— start Working data —

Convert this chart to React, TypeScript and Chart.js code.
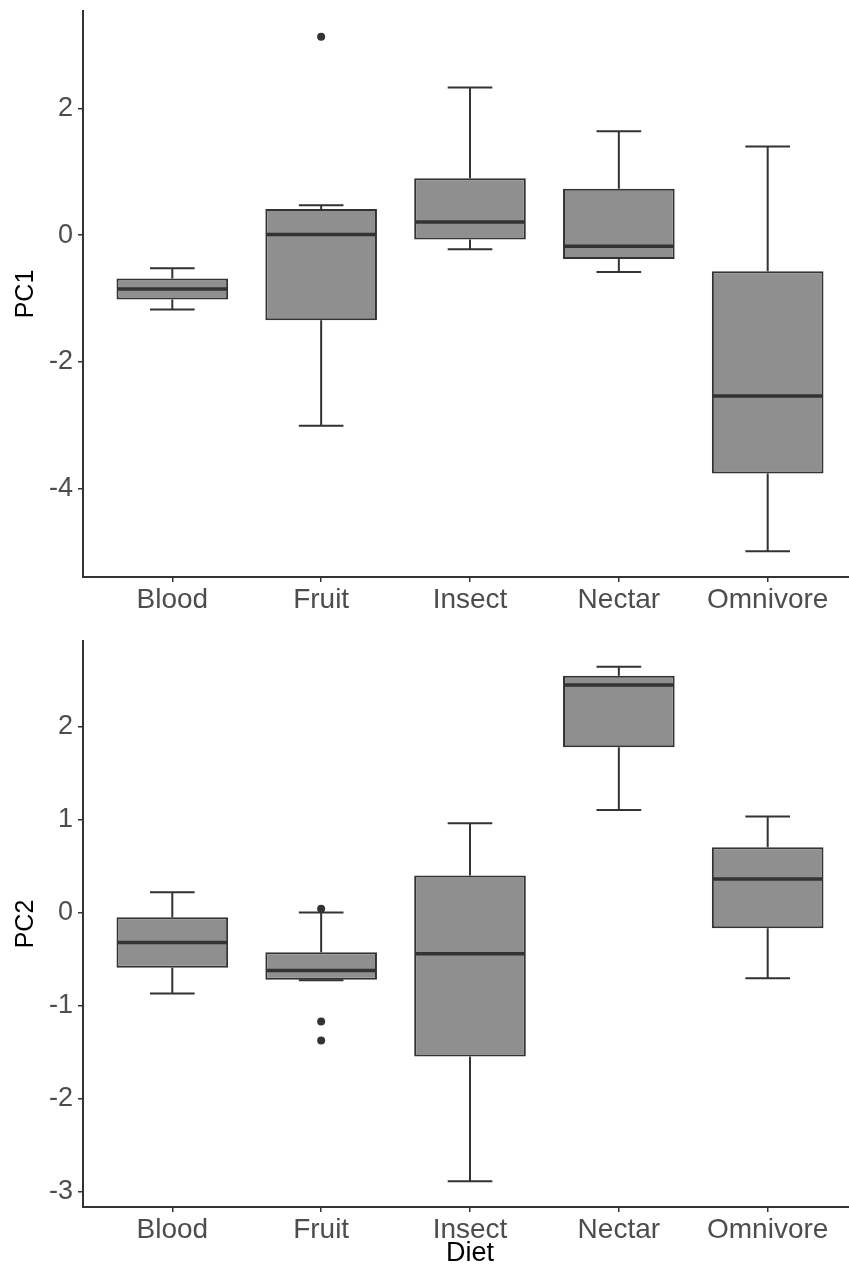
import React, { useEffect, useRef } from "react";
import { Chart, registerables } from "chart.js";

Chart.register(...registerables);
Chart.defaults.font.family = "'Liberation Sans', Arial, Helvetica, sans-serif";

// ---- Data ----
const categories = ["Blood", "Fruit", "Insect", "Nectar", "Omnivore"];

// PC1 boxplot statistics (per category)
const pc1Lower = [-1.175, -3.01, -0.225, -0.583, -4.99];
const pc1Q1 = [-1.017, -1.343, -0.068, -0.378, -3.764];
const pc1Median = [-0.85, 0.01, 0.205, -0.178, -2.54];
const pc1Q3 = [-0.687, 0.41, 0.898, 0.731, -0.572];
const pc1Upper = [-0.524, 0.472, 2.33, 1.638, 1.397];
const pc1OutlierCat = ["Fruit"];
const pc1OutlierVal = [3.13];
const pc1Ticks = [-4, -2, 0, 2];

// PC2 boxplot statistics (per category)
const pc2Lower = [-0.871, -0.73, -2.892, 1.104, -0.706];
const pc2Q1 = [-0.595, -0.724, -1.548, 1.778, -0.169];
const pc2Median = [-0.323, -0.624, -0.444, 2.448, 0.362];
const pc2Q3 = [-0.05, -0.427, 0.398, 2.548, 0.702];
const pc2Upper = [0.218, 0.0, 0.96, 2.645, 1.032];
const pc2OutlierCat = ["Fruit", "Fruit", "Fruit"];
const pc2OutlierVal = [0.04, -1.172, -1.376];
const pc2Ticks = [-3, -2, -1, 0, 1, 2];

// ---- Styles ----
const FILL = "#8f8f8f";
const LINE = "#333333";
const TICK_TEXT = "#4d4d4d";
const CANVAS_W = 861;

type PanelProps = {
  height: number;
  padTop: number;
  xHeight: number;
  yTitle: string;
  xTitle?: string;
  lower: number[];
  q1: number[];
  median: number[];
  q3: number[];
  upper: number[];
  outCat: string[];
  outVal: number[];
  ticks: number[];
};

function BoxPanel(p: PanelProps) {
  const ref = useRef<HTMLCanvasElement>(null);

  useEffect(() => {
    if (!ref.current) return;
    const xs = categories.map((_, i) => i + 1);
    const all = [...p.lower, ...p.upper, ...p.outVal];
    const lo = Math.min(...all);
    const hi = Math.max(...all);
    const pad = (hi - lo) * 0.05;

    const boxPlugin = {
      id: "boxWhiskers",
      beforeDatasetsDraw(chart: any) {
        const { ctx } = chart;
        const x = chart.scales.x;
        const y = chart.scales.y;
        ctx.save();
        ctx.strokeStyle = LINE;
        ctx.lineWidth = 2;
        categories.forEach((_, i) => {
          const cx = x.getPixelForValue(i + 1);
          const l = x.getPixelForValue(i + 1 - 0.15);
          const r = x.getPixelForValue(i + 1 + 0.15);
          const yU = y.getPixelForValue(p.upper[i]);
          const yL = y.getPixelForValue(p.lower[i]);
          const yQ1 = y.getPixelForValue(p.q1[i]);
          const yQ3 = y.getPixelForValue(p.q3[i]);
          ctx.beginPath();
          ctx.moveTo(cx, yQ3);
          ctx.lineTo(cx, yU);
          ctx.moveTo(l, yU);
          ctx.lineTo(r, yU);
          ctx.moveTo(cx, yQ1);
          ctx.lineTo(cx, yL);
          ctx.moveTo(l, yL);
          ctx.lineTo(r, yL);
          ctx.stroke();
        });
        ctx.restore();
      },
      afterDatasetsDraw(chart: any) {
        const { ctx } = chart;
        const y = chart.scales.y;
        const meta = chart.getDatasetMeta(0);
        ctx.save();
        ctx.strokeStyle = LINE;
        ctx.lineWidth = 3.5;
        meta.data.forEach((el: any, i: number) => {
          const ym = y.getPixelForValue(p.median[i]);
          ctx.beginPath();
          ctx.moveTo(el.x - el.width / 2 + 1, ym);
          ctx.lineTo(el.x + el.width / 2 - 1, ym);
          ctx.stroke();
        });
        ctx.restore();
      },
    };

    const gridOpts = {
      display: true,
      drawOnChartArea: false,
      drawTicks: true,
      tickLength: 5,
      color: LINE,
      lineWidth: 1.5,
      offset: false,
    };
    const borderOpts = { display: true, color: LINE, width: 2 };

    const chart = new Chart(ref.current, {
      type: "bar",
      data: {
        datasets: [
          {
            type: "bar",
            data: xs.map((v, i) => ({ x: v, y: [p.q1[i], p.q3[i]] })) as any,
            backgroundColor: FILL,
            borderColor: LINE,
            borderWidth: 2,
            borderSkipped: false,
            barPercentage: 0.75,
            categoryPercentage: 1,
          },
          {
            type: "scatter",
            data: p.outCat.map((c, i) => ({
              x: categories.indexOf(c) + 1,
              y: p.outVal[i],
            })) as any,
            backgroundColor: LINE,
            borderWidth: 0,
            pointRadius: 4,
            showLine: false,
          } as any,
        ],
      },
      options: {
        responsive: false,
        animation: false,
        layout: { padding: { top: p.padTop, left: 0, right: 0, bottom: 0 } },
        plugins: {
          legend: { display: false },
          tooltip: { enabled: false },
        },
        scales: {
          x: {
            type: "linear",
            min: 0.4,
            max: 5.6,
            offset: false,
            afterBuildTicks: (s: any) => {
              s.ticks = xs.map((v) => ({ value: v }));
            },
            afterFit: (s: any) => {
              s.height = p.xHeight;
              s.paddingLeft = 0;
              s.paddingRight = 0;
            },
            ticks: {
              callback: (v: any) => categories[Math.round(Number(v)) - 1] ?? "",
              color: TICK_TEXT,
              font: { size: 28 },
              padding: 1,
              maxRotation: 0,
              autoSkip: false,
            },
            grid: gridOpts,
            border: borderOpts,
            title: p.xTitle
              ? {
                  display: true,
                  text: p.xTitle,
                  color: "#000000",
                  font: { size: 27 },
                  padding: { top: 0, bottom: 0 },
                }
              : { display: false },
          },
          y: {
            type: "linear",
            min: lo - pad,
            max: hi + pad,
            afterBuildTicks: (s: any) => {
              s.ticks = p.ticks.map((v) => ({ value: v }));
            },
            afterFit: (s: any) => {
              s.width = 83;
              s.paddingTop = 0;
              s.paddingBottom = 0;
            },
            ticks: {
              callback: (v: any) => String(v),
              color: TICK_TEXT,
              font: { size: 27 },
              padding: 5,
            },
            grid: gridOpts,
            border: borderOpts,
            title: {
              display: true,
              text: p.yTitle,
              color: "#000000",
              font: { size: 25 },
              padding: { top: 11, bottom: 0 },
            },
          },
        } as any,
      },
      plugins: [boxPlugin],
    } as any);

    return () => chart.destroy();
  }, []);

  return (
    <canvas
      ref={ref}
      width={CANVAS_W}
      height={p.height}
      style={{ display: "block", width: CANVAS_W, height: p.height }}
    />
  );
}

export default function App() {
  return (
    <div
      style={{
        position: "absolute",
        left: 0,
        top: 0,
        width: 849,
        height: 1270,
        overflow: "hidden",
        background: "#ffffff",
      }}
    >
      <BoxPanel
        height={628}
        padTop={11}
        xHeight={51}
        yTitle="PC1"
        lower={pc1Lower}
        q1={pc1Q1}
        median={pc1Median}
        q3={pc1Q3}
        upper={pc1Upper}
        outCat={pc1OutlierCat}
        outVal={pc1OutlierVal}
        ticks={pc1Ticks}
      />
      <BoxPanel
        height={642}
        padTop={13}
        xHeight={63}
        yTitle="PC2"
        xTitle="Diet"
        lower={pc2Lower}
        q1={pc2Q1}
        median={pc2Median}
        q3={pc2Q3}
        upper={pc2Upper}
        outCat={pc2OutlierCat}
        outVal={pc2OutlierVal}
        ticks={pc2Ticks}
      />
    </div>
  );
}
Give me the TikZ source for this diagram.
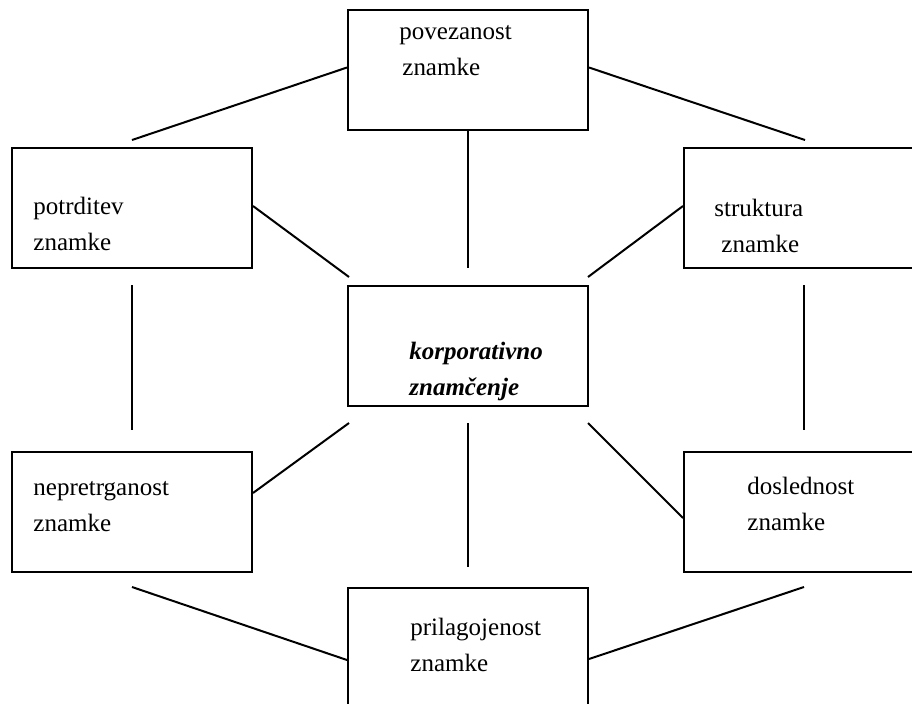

— end Working data —

§ The problem
Replicate the material above verbatim; images stay out of the copy.

§ Finished task
Convert this chart to React, TypeScript and Chart.js code.
import React, { useEffect, useRef } from "react";
import { Chart, registerables } from "chart.js";

Chart.register(...registerables);
Chart.defaults.font.family = "'Liberation Sans', Arial, Helvetica, sans-serif";

// ---- Data ----
const categories = ["Blood", "Fruit", "Insect", "Nectar", "Omnivore"];

// PC1 boxplot statistics (per category)
const pc1Lower = [-1.175, -3.01, -0.225, -0.583, -4.99];
const pc1Q1 = [-1.017, -1.343, -0.068, -0.378, -3.764];
const pc1Median = [-0.85, 0.01, 0.205, -0.178, -2.54];
const pc1Q3 = [-0.687, 0.41, 0.898, 0.731, -0.572];
const pc1Upper = [-0.524, 0.472, 2.33, 1.638, 1.397];
const pc1OutlierCat = ["Fruit"];
const pc1OutlierVal = [3.13];
const pc1Ticks = [-4, -2, 0, 2];

// PC2 boxplot statistics (per category)
const pc2Lower = [-0.871, -0.73, -2.892, 1.104, -0.706];
const pc2Q1 = [-0.595, -0.724, -1.548, 1.778, -0.169];
const pc2Median = [-0.323, -0.624, -0.444, 2.448, 0.362];
const pc2Q3 = [-0.05, -0.427, 0.398, 2.548, 0.702];
const pc2Upper = [0.218, 0.0, 0.96, 2.645, 1.032];
const pc2OutlierCat = ["Fruit", "Fruit", "Fruit"];
const pc2OutlierVal = [0.04, -1.172, -1.376];
const pc2Ticks = [-3, -2, -1, 0, 1, 2];

// ---- Styles ----
const FILL = "#8f8f8f";
const LINE = "#333333";
const TICK_TEXT = "#4d4d4d";
const CANVAS_W = 861;

type PanelProps = {
  height: number;
  padTop: number;
  xHeight: number;
  yTitle: string;
  xTitle?: string;
  lower: number[];
  q1: number[];
  median: number[];
  q3: number[];
  upper: number[];
  outCat: string[];
  outVal: number[];
  ticks: number[];
};

function BoxPanel(p: PanelProps) {
  const ref = useRef<HTMLCanvasElement>(null);

  useEffect(() => {
    if (!ref.current) return;
    const xs = categories.map((_, i) => i + 1);
    const all = [...p.lower, ...p.upper, ...p.outVal];
    const lo = Math.min(...all);
    const hi = Math.max(...all);
    const pad = (hi - lo) * 0.05;

    const boxPlugin = {
      id: "boxWhiskers",
      beforeDatasetsDraw(chart: any) {
        const { ctx } = chart;
        const x = chart.scales.x;
        const y = chart.scales.y;
        ctx.save();
        ctx.strokeStyle = LINE;
        ctx.lineWidth = 2;
        categories.forEach((_, i) => {
          const cx = x.getPixelForValue(i + 1);
          const l = x.getPixelForValue(i + 1 - 0.15);
          const r = x.getPixelForValue(i + 1 + 0.15);
          const yU = y.getPixelForValue(p.upper[i]);
          const yL = y.getPixelForValue(p.lower[i]);
          const yQ1 = y.getPixelForValue(p.q1[i]);
          const yQ3 = y.getPixelForValue(p.q3[i]);
          ctx.beginPath();
          ctx.moveTo(cx, yQ3);
          ctx.lineTo(cx, yU);
          ctx.moveTo(l, yU);
          ctx.lineTo(r, yU);
          ctx.moveTo(cx, yQ1);
          ctx.lineTo(cx, yL);
          ctx.moveTo(l, yL);
          ctx.lineTo(r, yL);
          ctx.stroke();
        });
        ctx.restore();
      },
      afterDatasetsDraw(chart: any) {
        const { ctx } = chart;
        const y = chart.scales.y;
        const meta = chart.getDatasetMeta(0);
        ctx.save();
        ctx.strokeStyle = LINE;
        ctx.lineWidth = 3.5;
        meta.data.forEach((el: any, i: number) => {
          const ym = y.getPixelForValue(p.median[i]);
          ctx.beginPath();
          ctx.moveTo(el.x - el.width / 2 + 1, ym);
          ctx.lineTo(el.x + el.width / 2 - 1, ym);
          ctx.stroke();
        });
        ctx.restore();
      },
    };

    const gridOpts = {
      display: true,
      drawOnChartArea: false,
      drawTicks: true,
      tickLength: 5,
      color: LINE,
      lineWidth: 1.5,
      offset: false,
    };
    const borderOpts = { display: true, color: LINE, width: 2 };

    const chart = new Chart(ref.current, {
      type: "bar",
      data: {
        datasets: [
          {
            type: "bar",
            data: xs.map((v, i) => ({ x: v, y: [p.q1[i], p.q3[i]] })) as any,
            backgroundColor: FILL,
            borderColor: LINE,
            borderWidth: 2,
            borderSkipped: false,
            barPercentage: 0.75,
            categoryPercentage: 1,
          },
          {
            type: "scatter",
            data: p.outCat.map((c, i) => ({
              x: categories.indexOf(c) + 1,
              y: p.outVal[i],
            })) as any,
            backgroundColor: LINE,
            borderWidth: 0,
            pointRadius: 4,
            showLine: false,
          } as any,
        ],
      },
      options: {
        responsive: false,
        animation: false,
        layout: { padding: { top: p.padTop, left: 0, right: 0, bottom: 0 } },
        plugins: {
          legend: { display: false },
          tooltip: { enabled: false },
        },
        scales: {
          x: {
            type: "linear",
            min: 0.4,
            max: 5.6,
            offset: false,
            afterBuildTicks: (s: any) => {
              s.ticks = xs.map((v) => ({ value: v }));
            },
            afterFit: (s: any) => {
              s.height = p.xHeight;
              s.paddingLeft = 0;
              s.paddingRight = 0;
            },
            ticks: {
              callback: (v: any) => categories[Math.round(Number(v)) - 1] ?? "",
              color: TICK_TEXT,
              font: { size: 28 },
              padding: 1,
              maxRotation: 0,
              autoSkip: false,
            },
            grid: gridOpts,
            border: borderOpts,
            title: p.xTitle
              ? {
                  display: true,
                  text: p.xTitle,
                  color: "#000000",
                  font: { size: 27 },
                  padding: { top: 0, bottom: 0 },
                }
              : { display: false },
          },
          y: {
            type: "linear",
            min: lo - pad,
            max: hi + pad,
            afterBuildTicks: (s: any) => {
              s.ticks = p.ticks.map((v) => ({ value: v }));
            },
            afterFit: (s: any) => {
              s.width = 83;
              s.paddingTop = 0;
              s.paddingBottom = 0;
            },
            ticks: {
              callback: (v: any) => String(v),
              color: TICK_TEXT,
              font: { size: 27 },
              padding: 5,
            },
            grid: gridOpts,
            border: borderOpts,
            title: {
              display: true,
              text: p.yTitle,
              color: "#000000",
              font: { size: 25 },
              padding: { top: 11, bottom: 0 },
            },
          },
        } as any,
      },
      plugins: [boxPlugin],
    } as any);

    return () => chart.destroy();
  }, []);

  return (
    <canvas
      ref={ref}
      width={CANVAS_W}
      height={p.height}
      style={{ display: "block", width: CANVAS_W, height: p.height }}
    />
  );
}

export default function App() {
  return (
    <div
      style={{
        position: "absolute",
        left: 0,
        top: 0,
        width: 849,
        height: 1270,
        overflow: "hidden",
        background: "#ffffff",
      }}
    >
      <BoxPanel
        height={628}
        padTop={11}
        xHeight={51}
        yTitle="PC1"
        lower={pc1Lower}
        q1={pc1Q1}
        median={pc1Median}
        q3={pc1Q3}
        upper={pc1Upper}
        outCat={pc1OutlierCat}
        outVal={pc1OutlierVal}
        ticks={pc1Ticks}
      />
      <BoxPanel
        height={642}
        padTop={13}
        xHeight={63}
        yTitle="PC2"
        xTitle="Diet"
        lower={pc2Lower}
        q1={pc2Q1}
        median={pc2Median}
        q3={pc2Q3}
        upper={pc2Upper}
        outCat={pc2OutlierCat}
        outVal={pc2OutlierVal}
        ticks={pc2Ticks}
      />
    </div>
  );
}
Give me the TikZ source for this diagram.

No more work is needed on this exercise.